Krueger also called for more “human access” to the utility in South County.     

Doug Gobeille, a local educator, said he has seen nothing but increases from the utility in recent years. 

“In the last few years, I have seen my rates rise,” he said. “I have worked very hard to insulate my house, I have a wood stove, I do just about everything in my power, as a farmer, to keep things going. And the less energy I use, the higher my bills go.” 
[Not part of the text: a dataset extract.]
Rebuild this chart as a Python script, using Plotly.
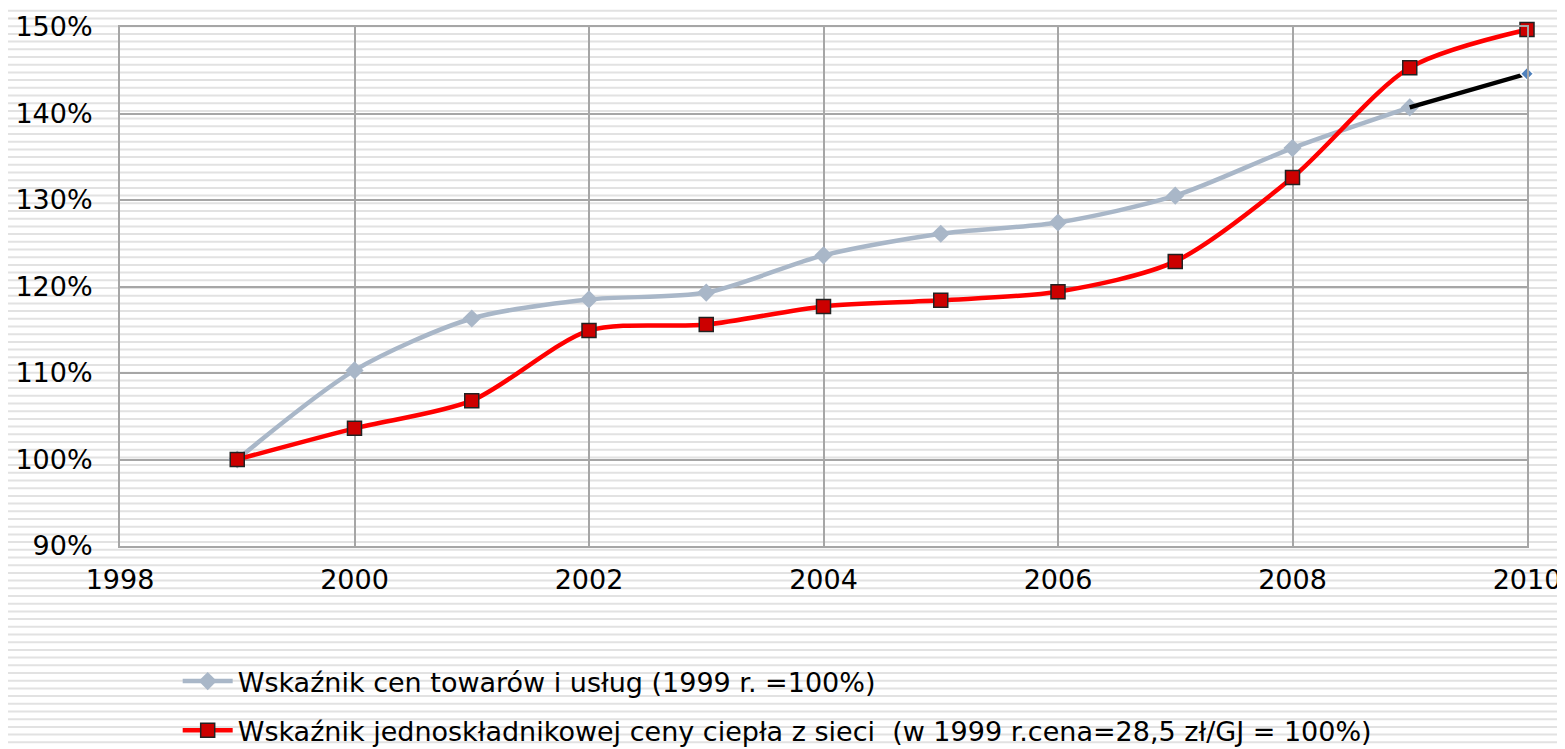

“During Halloween, we had a storm with no name take down my power for five days,” Gobeille continued. “I’m a scientist, I’m a physicist, my specialty and PhD is in high-energy physics. I know a lot about this. For a storm to have a name, the National Weather Service or the National Oceanic and Atmospheric Administration must give it a name. The Weather Channel is a private industry, it does not name storms. The storm we had [last weekend] was not Riley and the storm we had [Wednesday] was not Quinn - they do not meet, in any way, the criteria in order to name a storm, yet I had several phone calls from National Grid telling me the name of the storm. It overstates the impact. You see, for a storm to have name, it must have a certain amount of energy associated with it. Neither of these storms met or even came close to that threshold.” 
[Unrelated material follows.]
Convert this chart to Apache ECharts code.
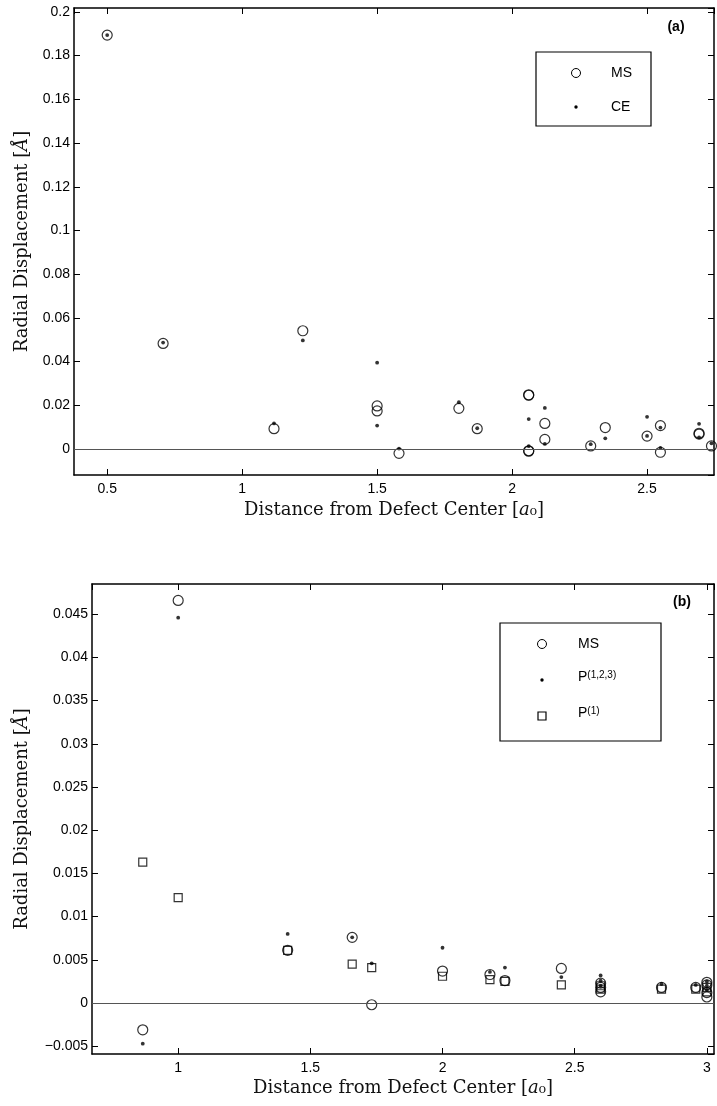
<!DOCTYPE html>
<html><head><meta charset="utf-8">
<script src="https://cdn.jsdelivr.net/npm/echarts@6/dist/echarts.min.js"></script>
<style>html,body{margin:0;padding:0;background:#fff}#c{width:717px;height:1106px}</style>
</head><body><div id="c"></div><script>
// ---- Panel (a) data ----
const aMsX = [0.5, 0.7071, 1.118, 1.2247, 1.5, 1.5, 1.5811, 1.8028, 1.8708, 2.0616, 2.0616, 2.0616, 2.0616, 2.1213, 2.1213, 2.2913, 2.3452, 2.5, 2.5495, 2.5495, 2.6926, 2.6926, 2.7386];
const aMsY = [0.1894, 0.0483, 0.0093, 0.0541, 0.0197, 0.0174, -0.0020, 0.0186, 0.0093, 0.0248, 0.0246, -0.0008, -0.0010, 0.0117, 0.0044, 0.0014, 0.0098, 0.0059, 0.0107, -0.0015, 0.0072, 0.0068, 0.0014];
const aCeX = [0.5, 0.7071, 1.118, 1.2247, 1.5, 1.5, 1.5811, 1.8028, 1.8708, 2.0616, 2.0616, 2.1213, 2.1213, 2.2913, 2.3452, 2.5, 2.5, 2.5495, 2.5495, 2.6926, 2.6926, 2.7386];
const aCeY = [0.1894, 0.0487, 0.0117, 0.0497, 0.0395, 0.0107, 0.0002, 0.0214, 0.0095, 0.0137, 0.0013, 0.0188, 0.0023, 0.0022, 0.0049, 0.0147, 0.0060, 0.0098, 0.0005, 0.0115, 0.0053, 0.0026];
// ---- Panel (b) data ----
const bMsX = [0.866, 1.0, 1.4142, 1.6583, 1.7321, 2.0, 2.1794, 2.2361, 2.4495, 2.5981, 2.5981, 2.5981, 2.8284, 2.958, 3.0, 3.0, 3.0, 3.0];
const bMsY = [-0.0031, 0.0466, 0.0061, 0.0076, -0.0002, 0.0037, 0.0033, 0.0026, 0.0040, 0.0023, 0.0018, 0.0013, 0.0018, 0.0018, 0.0024, 0.0021, 0.0012, 0.0007];
const bP123X = [0.866, 1.0, 1.4142, 1.6583, 1.7321, 2.0, 2.1794, 2.2361, 2.4495, 2.5981, 2.5981, 2.5981, 2.8284, 2.958, 3.0, 3.0, 3.0];
const bP123Y = [-0.0047, 0.0446, 0.0080, 0.0076, 0.0046, 0.0064, 0.0036, 0.0041, 0.0030, 0.0032, 0.0026, 0.0020, 0.0022, 0.0021, 0.0025, 0.0020, 0.0015];
const bP1X = [0.866, 1.0, 1.4142, 1.6583, 1.7321, 2.0, 2.1794, 2.2361, 2.4495, 2.5981, 2.5981, 2.8284, 2.958, 3.0, 3.0];
const bP1Y = [0.0163, 0.0122, 0.0061, 0.0045, 0.0041, 0.0031, 0.0027, 0.0025, 0.0021, 0.0020, 0.0016, 0.0016, 0.0016, 0.0018, 0.0013];
// ---- axis ranges / steps ----
const aXRange = [0.377, 2.748], aXStep = 0.5;
const aYRange = [-0.0119, 0.2018], aYStep = 0.02;
const bXRange = [0.674, 3.027], bXStep = 0.5;
const bYRange = [-0.0059, 0.0485], bYStep = 0.005;
const xTitle = 'Distance from Defect Center [{i|a}\u2080]';
const yTitle = 'Radial Displacement [{i|\u00C5}]';

const zip = (xs, ys) => xs.map((x, i) => [x, ys[i]]);
const fmt = v => String(+(+v).toFixed(4)).replace('-', '\u2212');
const SANS = '"Liberation Sans", Arial, sans-serif';
const SERIF = '"DejaVu Serif", serif';
const titleStyle = {fontFamily: SERIF, fontSize: 18, color: '#111',
  rich: {i: {fontFamily: SERIF, fontSize: 18, fontStyle: 'italic', color: '#111'}}};
const line = {show: true, onZero: false, lineStyle: {color: '#000', width: 1.5}};
const tick = {show: true, inside: true, length: 6, lineStyle: {color: '#000', width: 1}};

function axisPair(kind, grid, range, step, split, name, gap, lblMargin) {
  const main = {
    type: 'value', gridIndex: grid, min: range[0], max: range[1],
    splitNumber: split, minInterval: step, maxInterval: step,
    position: kind === 'x' ? 'bottom' : 'left',
    axisLine: line, axisTick: tick, splitLine: {show: false},
    axisLabel: {fontFamily: SANS, fontSize: 14, color: '#000', margin: lblMargin,
      showMinLabel: false, showMaxLabel: false, formatter: fmt},
    name: name, nameLocation: 'middle', nameGap: gap, nameTextStyle: titleStyle
  };
  const twin = {
    type: 'value', gridIndex: grid, min: range[0], max: range[1],
    splitNumber: split, minInterval: step, maxInterval: step,
    position: kind === 'x' ? 'top' : 'right',
    axisLine: line, axisTick: tick, splitLine: {show: false},
    axisLabel: {show: false}
  };
  return [main, twin];
}

const circleStyle = {color: 'rgba(0,0,0,0)', borderColor: '#000', borderWidth: 1.2};
const zeroLine = {silent: true, symbol: 'none', label: {show: false},
  lineStyle: {color: '#555', width: 1, type: 'solid'}, data: [{yAxis: 0}]};

const option = {
  animation: false,
  backgroundColor: '#fff',
  grid: [
    {left: 74, top: 8, right: 3, height: 467},
    {left: 92, top: 584, right: 3, height: 470}
  ],
  xAxis: [
    ...axisPair('x', 0, aXRange, aXStep, 5, xTitle, 26, 7),
    ...axisPair('x', 1, bXRange, bXStep, 5, xTitle, 25, 7)
  ],
  yAxis: [
    ...axisPair('y', 0, aYRange, aYStep, 10, yTitle, 43, 4),
    ...axisPair('y', 1, bYRange, bYStep, 11, yTitle, 61, 4)
  ],
  series: [
    {name: 'MS', type: 'scatter', xAxisIndex: 0, yAxisIndex: 0, data: zip(aMsX, aMsY),
      symbol: 'circle', symbolSize: 10, itemStyle: circleStyle, markLine: zeroLine},
    {name: 'CE', type: 'scatter', xAxisIndex: 0, yAxisIndex: 0, data: zip(aCeX, aCeY),
      symbol: 'circle', symbolSize: 3.8, itemStyle: {color: '#000'}},
    {name: 'MS (b)', type: 'scatter', xAxisIndex: 2, yAxisIndex: 2, data: zip(bMsX, bMsY),
      symbol: 'circle', symbolSize: 10, itemStyle: circleStyle, markLine: zeroLine},
    {name: 'P(1)', type: 'scatter', xAxisIndex: 2, yAxisIndex: 2, data: zip(bP1X, bP1Y),
      symbol: 'rect', symbolSize: 8, itemStyle: circleStyle},
    {name: 'P(1,2,3)', type: 'scatter', xAxisIndex: 2, yAxisIndex: 2, data: zip(bP123X, bP123Y),
      symbol: 'circle', symbolSize: 3.8, itemStyle: {color: '#000'}}
  ],
  graphic: [
    {type: 'text', x: 676, y: 27, style: {text: '(a)', font: 'bold 14px "Liberation Sans"', fill: '#000', align: 'center', verticalAlign: 'middle'}},
    {type: 'rect', shape: {x: 536, y: 52, width: 115, height: 74}, style: {fill: '#fff', stroke: '#000', lineWidth: 1.2}},
    {type: 'circle', shape: {cx: 576, cy: 73, r: 4.5}, style: {fill: 'none', stroke: '#000', lineWidth: 1}},
    {type: 'text', x: 611, y: 73, style: {text: 'MS', font: '14px "Liberation Sans"', fill: '#000', align: 'left', verticalAlign: 'middle'}},
    {type: 'circle', shape: {cx: 576, cy: 107, r: 1.7}, style: {fill: '#000'}},
    {type: 'text', x: 611, y: 107, style: {text: 'CE', font: '14px "Liberation Sans"', fill: '#000', align: 'left', verticalAlign: 'middle'}},

    {type: 'text', x: 682, y: 602, style: {text: '(b)', font: 'bold 14px "Liberation Sans"', fill: '#000', align: 'center', verticalAlign: 'middle'}},
    {type: 'rect', shape: {x: 500, y: 623, width: 161, height: 118}, style: {fill: '#fff', stroke: '#000', lineWidth: 1.2}},
    {type: 'circle', shape: {cx: 542, cy: 644, r: 4.5}, style: {fill: 'none', stroke: '#000', lineWidth: 1}},
    {type: 'text', x: 578, y: 644, style: {text: 'MS', font: '14px "Liberation Sans"', fill: '#000', align: 'left', verticalAlign: 'middle'}},
    {type: 'circle', shape: {cx: 542, cy: 680, r: 1.7}, style: {fill: '#000'}},
    {type: 'text', x: 578, y: 677, style: {text: '{p|P}{s|(1,2,3)}', fill: '#000', align: 'left', verticalAlign: 'middle',
      rich: {p: {fontFamily: SANS, fontSize: 14, lineHeight: 14, verticalAlign: 'bottom', color: '#000'},
             s: {fontFamily: SANS, fontSize: 10, lineHeight: 10, verticalAlign: 'top', color: '#000'}}}},
    {type: 'rect', shape: {x: 538, y: 712, width: 8, height: 8}, style: {fill: 'none', stroke: '#000', lineWidth: 1.2}},
    {type: 'text', x: 578, y: 713, style: {text: '{p|P}{s|(1)}', fill: '#000', align: 'left', verticalAlign: 'middle',
      rich: {p: {fontFamily: SANS, fontSize: 14, lineHeight: 14, verticalAlign: 'bottom', color: '#000'},
             s: {fontFamily: SANS, fontSize: 10, lineHeight: 10, verticalAlign: 'top', color: '#000'}}}}
  ]
};
const chart = echarts.init(document.getElementById('c'), null, {renderer: 'canvas'});
chart.setOption(option);
</script></body></html>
Gobeille was referring to a nameless, late-October storm which left thousands of Rhode Islanders without power for an extended period of time. National Grid faced criticism from both the public and the government officials for its response time in restoring power, with many noting power returned to Massachusetts customers at a much quicker and efficient rate. 

“I have spent the better part north of three percent of my last year, from Halloween, until this week, 10 days without power,” Gobeille said. “This is incredible to me. I lost money on my harvest at Halloween. We need power to get things done. I have animals that nearly died this last weekend because they’re not mammals and they don’t produce their own heat. It is half a month’s bill from national grid for me to run a generator for one day to keep things alive that help me to eat everyday. Again, no matter what I do, my bills go up.” 

Gobeille said storms such as these would only get more prevalent and more energetic as climate change took place, adding National Grid’s use of fossil fuels would only add to this increase in intensity.    

“Off of our coast, is what is frequently regarded as the Saudi Arabia of wind,” he said. “Between Block Island, Nantucket and Martha’s Vineyard, we have more wind per square mile than any other place on the planet but we want to import natural gas. I hear we’re going to be improving the grid and the resiliency of the grid, I see the grid falls down, we pick it back up, grid falls down, we pick it back up. This is madness. How much money are we spending to maintain the oldest power grid on the planet?” 

Martin Lepkowski asked for more transparency in regard to the need for a rate increase and the salaries of National Grid executives. Edwin Rivera felt similarly. 

“National Grid is a greedy company, they don’t care about the people of Rhode Island,” Rivera said. “Because they want to make more money, put it in their pocket and give it to the stock people. You’re drowning us. More money for what? Explain to us why you want that money. These people are not from here. Do you live in Central Falls? Do you live in Providence?”

The PUC has already hosted public hearings in Pawtucket, Newport, Richmond, Providence. The next hearing is scheduled for March 15 at the PUC office in Warwick.